When embracing change, you’ll confront your core values and operating assumptions. Square off with the motivations that have been driving your decisions and determine whether those forces—such as stature, perfectionism, or risk aversion—are still relevant. If you are open to revising your guiding assumptions, you will find it easier to achieve your desired change.
To uncover the issues that are inhibiting change and identify opportunities for improvement, Kegan and Lahey developed a four-step framework for tracking goals, overcoming perceived barriers, and outlining productive actions.
MAPPING YOUR IMMUNITY TO CHANGE
Step 1: Get goal-oriented
In column one, identify the areas in your life that are due for a positive change. These might include things like saving more money, becoming a better listener, or switching careers.
Underneath, list the actions that will help you achieve your goal. If you are thinking of changing careers, for example, you might consider going back to school or taking an online course.
To illustrate this framework in action, we will follow a fictitious accountant, Alicia Accrual, through each step of this process.
Alicia Accrual, a fictitious accountant, has dreamed of becoming a psychologist. In order to change careers, she knows that she will need to pursue a graduate degree in psychology.
Step 2: Clear out obstructive behaviors
☑What’s stalling your efforts? Maybe you find yourself crushed under a jam-packed schedule or consistently deprioritizing your goal in favor of more immediate tasks. Detail these behaviors in column two.
Alicia wants to begin taking graduate psychology classes as her local college, but working evenings and weekends (and juggling a personal life) has kept her from enrolling.
Step 3: Confront competing commitments
Here’s where the real self-exploration comes in. Look at the behaviors you listed in column two and ask yourself how you’d feel if you did the opposite. Identify the fears you face in pursuing change by outlining key concerns in the box at the top of column three. Follow these concerns with what you fear will be compromised—your competing commitments.

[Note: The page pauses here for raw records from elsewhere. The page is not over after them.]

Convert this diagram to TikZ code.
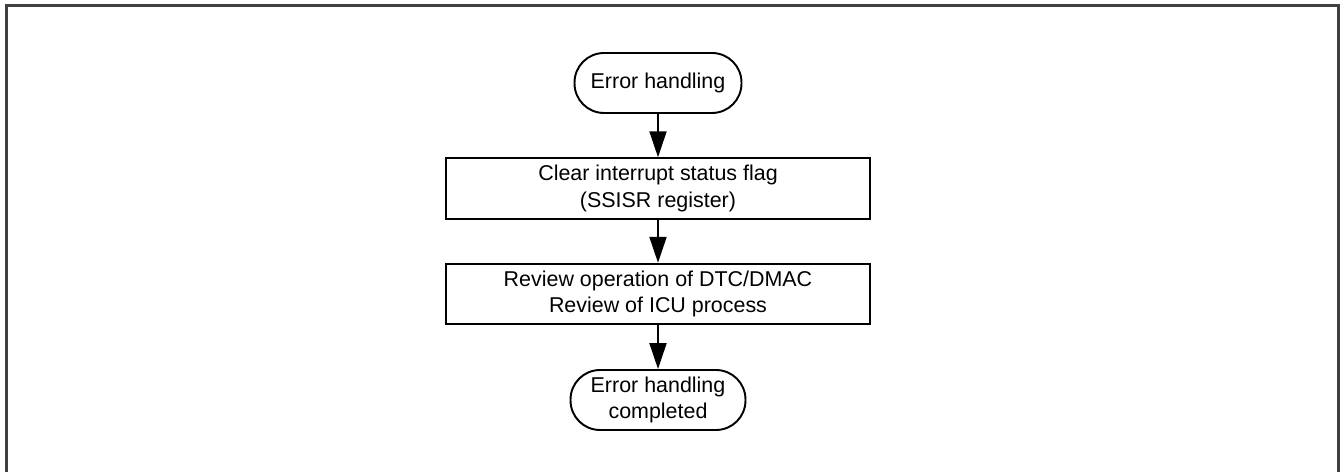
\documentclass[tikz,border=0pt]{standalone}
\usepackage{fontspec}
\setmainfont{Liberation Sans}
\usetikzlibrary{arrows.meta}
\tikzset{
  term/.style={draw, line width=1.1pt, rounded corners=0.59cm, minimum width=#1, minimum height=1.2cm, align=center, inner sep=0pt},
  procbox/.style={draw, line width=1.1pt, minimum width=8.48cm, minimum height=1.21cm, align=center, inner sep=0pt},
  flow/.style={line width=1.1pt, -{Triangle[length=0.52cm, width=0.34cm]}}
}
\begin{document}
\begin{tikzpicture}[x=0.02cm, y=-0.02cm, font=\fontsize{12.2}{14.9}\selectfont]
				\useasboundingbox (0,0) rectangle (1341,472);
				\draw[line width=1.3pt, black!75] (6.5,480) -- (6.5,5.5) -- (1338.5,5.5) -- (1338.5,480);
				
				\node[term=3.34cm] (start) at (658,83) {Error handling};
				\node[procbox] (clr) at (658,188.5) {Clear interrupt status flag\\(SSISR register)};
				\node[procbox] (rev) at (658,294) {Review operation of DTC/DMAC\\Review of ICU process};
				\node[term=3.5cm] (done) at (658,400) {Error handling\\completed};
				
				\draw[flow] (start) -- (clr);
				\draw[flow] (clr) -- (rev);
				\draw[flow] (rev) -- (done);
			\end{tikzpicture}
\end{document}
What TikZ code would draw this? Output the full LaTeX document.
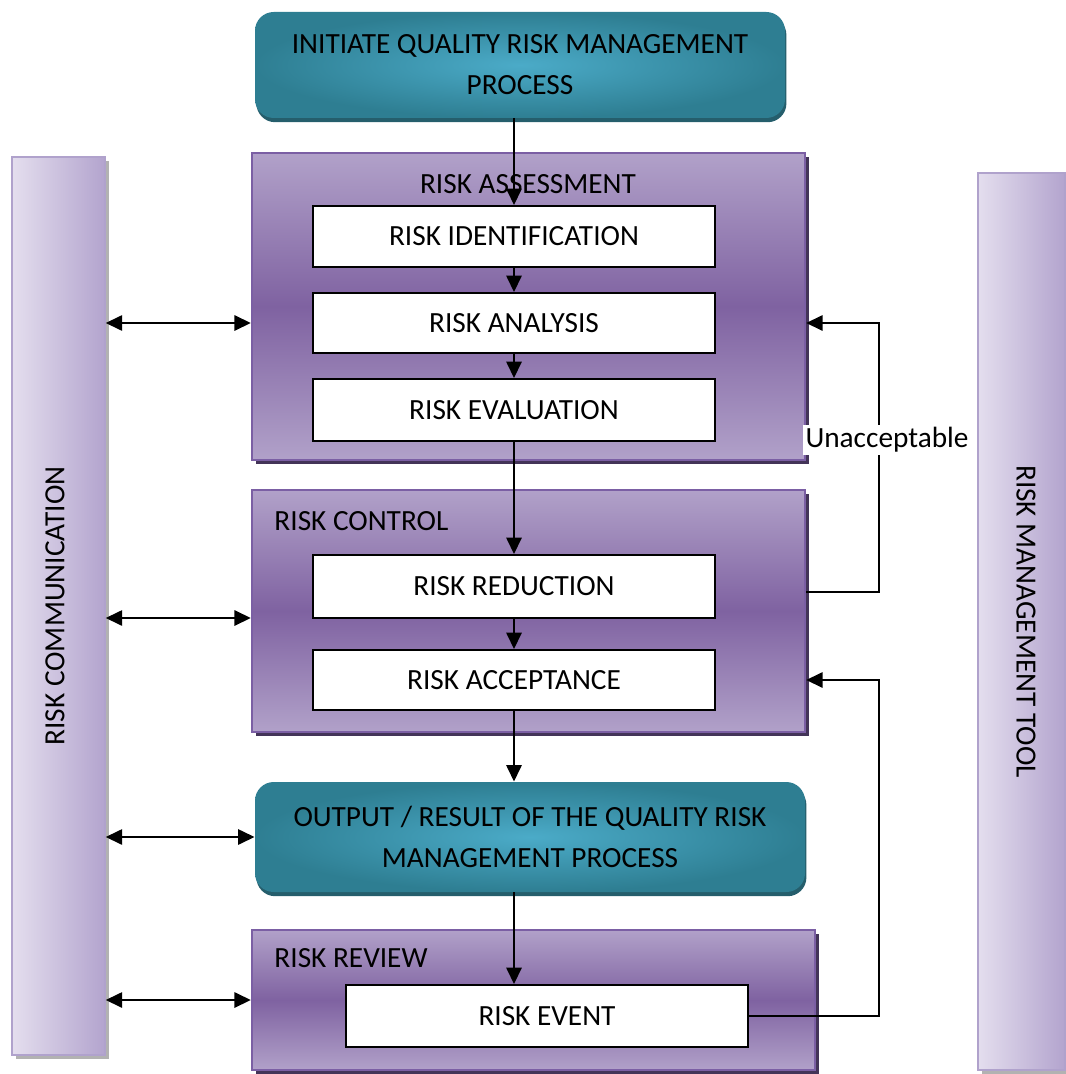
\documentclass[tikz,border=0pt]{standalone}
\usepackage{fontspec}
\setmainfont{Carlito}
\usepackage{tikz}
\usetikzlibrary{positioning,arrows.meta,shadows}
\definecolor{tealin}{HTML}{4BABC8}
\definecolor{tealout}{HTML}{2E7E92}
\definecolor{tealshadow}{HTML}{255E6C}
\definecolor{purplight}{HTML}{B1A1C9}
\definecolor{purpdark}{HTML}{7F62A1}
\definecolor{purpborder}{HTML}{7B5FA4}
\definecolor{purpshadow}{HTML}{433458}
\definecolor{barlight}{HTML}{E4DEEE}
\definecolor{barmid}{HTML}{B3A4CE}
\definecolor{barborder}{HTML}{B0A2CC}

\begin{document}
\begin{tikzpicture}[x=0.015cm,y=-0.015cm,
  every node/.style={font=\fontsize{12.5}{17.5}\selectfont,inner sep=0pt,align=center},
  phase/.style={draw=purpborder,line width=1pt,top color=purplight,bottom color=purplight,middle color=purpdark,
    drop shadow={shadow xshift=1.8pt,shadow yshift=-1.8pt,fill=purpshadow,opacity=1}},
  stepbox/.style={draw=black,fill=white,line width=0.8pt,minimum width=402*\px},
  endbox/.style={rounded corners=8pt,inner color=tealin,outer color=tealout,
    drop shadow={shadow xshift=0.6pt,shadow yshift=-1.8pt,fill=tealshadow,opacity=1}},
  sidebar/.style={draw=barborder,line width=0.6pt,left color=barlight,right color=barmid,
    drop shadow={shadow xshift=1.5pt,shadow yshift=-1.5pt,fill=black!30,opacity=1}},
  arr/.style={line width=0.9pt,-{Triangle[length=7pt,width=6.5pt]}},
  dbl/.style={line width=0.9pt,{Triangle[length=7pt,width=6.5pt]}-{Triangle[length=7pt,width=6.5pt]}}]
  \def\px{0.015cm}
  \useasboundingbox (0,0) rectangle (1065,1074);

  \node[sidebar,minimum width=93*\px,minimum height=898*\px] (comm) at (58.5,606) {};
  \node[rotate=90] (commtext) at (55,606) {RISK COMMUNICATION};
  \node[sidebar,minimum width=87*\px,minimum height=897*\px] (tool) at (1021.5,621.5) {};
  \node[rotate=-90] (tooltext) at (1026,621.5) {RISK MANAGEMENT TOOL};

  \node[endbox,minimum width=530*\px,minimum height=106*\px] (init) at (520,65)
    {INITIATE QUALITY RISK MANAGEMENT\\PROCESS};

  \node[phase,minimum width=553*\px,minimum height=307*\px] (assess) at (528.5,306.5) {};
  \node (assesstitle) at (528,184) {RISK ASSESSMENT};
  \node[stepbox,minimum height=61*\px] (ident) at (514,236.5) {RISK IDENTIFICATION};
  \node[stepbox,minimum height=60*\px] (analysis) at (514,323) {RISK ANALYSIS};
  \node[stepbox,minimum height=62*\px] (evaluation) at (514,410) {RISK EVALUATION};

  \node[phase,minimum width=553*\px,minimum height=242*\px] (control) at (528.5,611) {};
  \node[anchor=west] (controltitle) at (274,521) {RISK CONTROL};
  \node[stepbox,minimum height=63*\px] (reduction) at (514,586.5) {RISK REDUCTION};
  \node[stepbox,minimum height=60*\px] (acceptance) at (514,680) {RISK ACCEPTANCE};

  \node[endbox,minimum width=550*\px,minimum height=110*\px] (output) at (530,837)
    {OUTPUT / RESULT OF THE QUALITY RISK\\MANAGEMENT PROCESS};

  \node[phase,minimum width=563*\px,minimum height=140*\px] (review) at (533.5,1000) {};
  \node[anchor=west] (reviewtitle) at (274,958) {RISK REVIEW};
  \node[stepbox,minimum height=62*\px] (event) at (547,1016) {RISK EVENT};

  \draw[arr] (init.south -| ident.north) -- (ident.north);
  \draw[arr] (ident) -- (analysis);
  \draw[arr] (analysis) -- (evaluation);
  \draw[arr] (evaluation) -- (reduction);
  \draw[arr] (reduction) -- (acceptance);
  \draw[arr] (acceptance) -- (acceptance.south |- output.north);
  \draw[arr] (acceptance.south |- output.south) -- (acceptance.south |- event.north);

  \draw[dbl] (comm.east |- analysis) -- (assess.west |- analysis);
  \draw[dbl] (comm.east |- 0,618) -- (control.west |- 0,618);
  \draw[dbl] (comm.east |- output) -- (output.west);
  \draw[dbl] (comm.east |- review) -- (review.west);

  \draw[arr] (control.east |- 0,592) -- ++(73,0) |- (assess.east |- analysis);
  \node[fill=white,inner sep=1pt] (unacc) at (887,440) {Unacceptable};
  \draw[arr] (event.east) -- ++(130,0) |- (control.east |- acceptance);
\end{tikzpicture}
\end{document}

Step 4: Challenge your big assumptions
In this last step, you’ll identify the barriers you must overcome to achieve lasting change. Figure out what internalized truths are at the heart of your competing commitments by developing “if ____, then ____” statements. List these big assumptions in column four.

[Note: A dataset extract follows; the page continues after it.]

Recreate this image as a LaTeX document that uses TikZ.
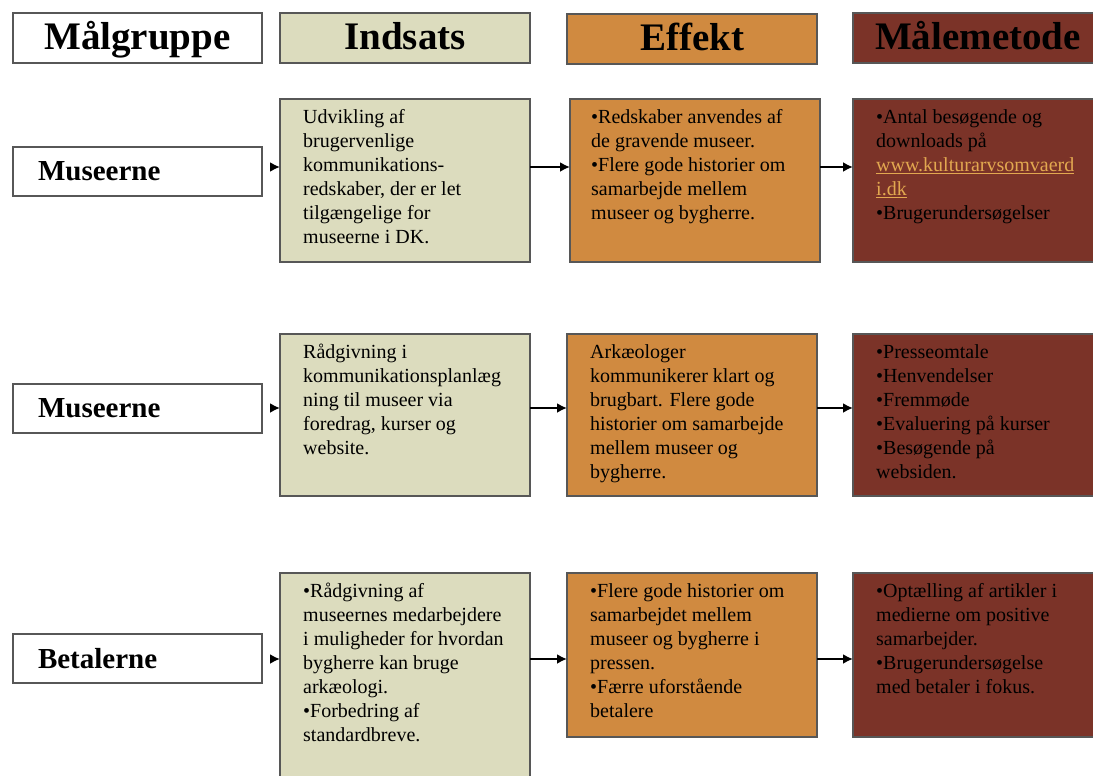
\documentclass[tikz,border=0pt]{standalone}
\usepackage{fontspec}
\setmainfont{Liberation Serif}
\usetikzlibrary{arrows.meta}
\definecolor{khaki}{HTML}{DCDCBE}
\definecolor{orangec}{HTML}{D08A40}
\definecolor{brownc}{HTML}{7B3328}
\definecolor{bordc}{HTML}{575757}
\definecolor{linkc}{HTML}{E2A850}
\tikzset{
  box/.style={draw=bordc, line width=2pt, anchor=north west, inner sep=0pt, outer sep=0pt},
  hdr/.style={box, minimum height=50pt, text height=30pt, text depth=6pt, font=\fontsize{39}{42}\selectfont\bfseries},
  lbl/.style={box, fill=white, minimum width=249pt, minimum height=49pt, text width=199pt, inner xsep=25pt, align=left, font=\fontsize{29}{32}\selectfont\bfseries},
  txt/.style={anchor=north west, inner sep=0pt, align=left, font=\fontsize{20}{24}\selectfont},
  arr/.style={-{Latex[length=10pt,width=10pt]}, line width=2pt, black},
  stub/.style={arr, shorten <=8pt}
}
\newcommand\lnk[1]{\textcolor{linkc}{\underline{#1}}}
\begin{document}
\begin{tikzpicture}[x=1pt,y=-1pt]
\clip (0,0) rectangle (1093,776);
\fill[white] (0,0) rectangle (1093,776);
% headers
\node[hdr, fill=white, minimum width=249pt] (H1) at (13,13) {Målgruppe};
\node[hdr, fill=khaki, minimum width=250pt] (H2) at (280,13) {Indsats};
\node[hdr, fill=orangec, minimum width=250pt] (H3) at (567,14) {Effekt};
\node[hdr, fill=brownc, minimum width=250pt] (H4) at (853,13) {Målemetode};
% row levels
\coordinate (r1) at (0,167);
\coordinate (r2) at (0,408);
\coordinate (r3) at (0,659);
% row 1
\node[lbl] (L1) at (13,147) {Museerne};
\node[box, fill=khaki, minimum width=250pt, minimum height=163pt] (I1) at (280,99) {};
\node[box, fill=orangec, minimum width=250pt, minimum height=163pt] (E1) at (570,99) {};
\node[box, fill=brownc, minimum width=250pt, minimum height=163pt] (M1) at (853,99) {};
\node[txt] (I1t) at ([shift={(23,10)}]I1.north west) {Udvikling af\\brugervenlige\\kommunikations-\\redskaber, der er let\\tilgængelige for\\museerne i DK.};
\node[txt] (E1t) at ([shift={(21,10)}]E1.north west) {•Redskaber anvendes af\\de gravende museer.\\•Flere gode historier om\\samarbejde mellem\\museer og bygherre.};
\node[txt] (M1t) at ([shift={(23,10)}]M1.north west) {•Antal besøgende og\\downloads på\\\lnk{www.kulturarvsomvaerd}\\\lnk{i.dk}\\•Brugerundersøgelser};
% row 2
\node[lbl] (L2) at (13,384) {Museerne};
\node[box, fill=khaki, minimum width=250pt, minimum height=162pt] (I2) at (280,334) {};
\node[box, fill=orangec, minimum width=250pt, minimum height=162pt] (E2) at (567,334) {};
\node[box, fill=brownc, minimum width=250pt, minimum height=162pt] (M2) at (853,334) {};
\node[txt] (I2t) at ([shift={(23,10)}]I2.north west) {Rådgivning i\\kommunikationsplanlæg\\ning til museer via\\foredrag, kurser og\\website.};
\node[txt] (E2t) at ([shift={(23,10)}]E2.north west) {Arkæologer\\kommunikerer klart og\\brugbart. Flere gode\\historier om samarbejde\\mellem museer og\\bygherre.};
\node[txt] (M2t) at ([shift={(23,10)}]M2.north west) {•Presseomtale\\•Henvendelser\\•Fremmøde\\•Evaluering på kurser\\•Besøgende på\\websiden.};
% row 3
\node[lbl] (L3) at (13,634) {Betalerne};
\node[box, fill=khaki, minimum width=250pt, minimum height=220pt] (I3) at (280,573) {};
\node[box, fill=orangec, minimum width=250pt, minimum height=164pt] (E3) at (567,573) {};
\node[box, fill=brownc, minimum width=250pt, minimum height=164pt] (M3) at (853,573) {};
\node[txt] (I3t) at ([shift={(23,10)}]I3.north west) {•Rådgivning af\\museernes medarbejdere\\i muligheder for hvordan\\bygherre kan bruge\\arkæologi.\\•Forbedring af\\standardbreve.};
\node[txt] (E3t) at ([shift={(23,10)}]E3.north west) {•Flere gode historier om\\samarbejdet mellem\\museer og bygherre i\\pressen.\\•Færre uforstående\\betalere};
\node[txt] (M3t) at ([shift={(23,10)}]M3.north west) {•Optælling af artikler i\\medierne om positive\\samarbejder.\\•Brugerundersøgelse\\med betaler i fokus.};
% connectors
\draw[stub] (L1.east |- r1) -- (I1.west |- r1);
\draw[stub] (L2.east |- r2) -- (I2.west |- r2);
\draw[stub] (L3.east |- r3) -- (I3.west |- r3);
\draw[arr] (I1.east |- r1) -- (E1.west |- r1);
\draw[arr] (E1.east |- r1) -- (M1.west |- r1);
\draw[arr] (I2.east |- r2) -- (E2.west |- r2);
\draw[arr] (E2.east |- r2) -- (M2.west |- r2);
\draw[arr] (I3.east |- r3) -- (E3.west |- r3);
\draw[arr] (E3.east |- r3) -- (M3.west |- r3);
\end{tikzpicture}
\end{document}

For Alicia, her big assumption might be “if I don’t perform at the highest level, then I will be seen as a failure.”
PUT WHAT YOU’VE LEARNED INTO PRACTICE
Apply what you’ve learned here by experimenting with an important assumption in a small, controlled way. For example, Alicia Accrual might take a weekend off and see how her manager and colleagues respond. Is she really seen as less committed? Does slightly lowering the expectations she holds for herself result in failure? If not, then her goal just got closer.
As we make our annual resolutions, we can take comfort in knowing that failure to realize our intentions has nothing to do with personal weakness. Quite the contrary. A surprisingly powerful and proactive emotional immunity is at work, safeguarding us from potential disappointment. Luckily, we have the antidote. By studying our perceived obstacles closely and shifting our perspective slightly, we may just find our way to meaningful change.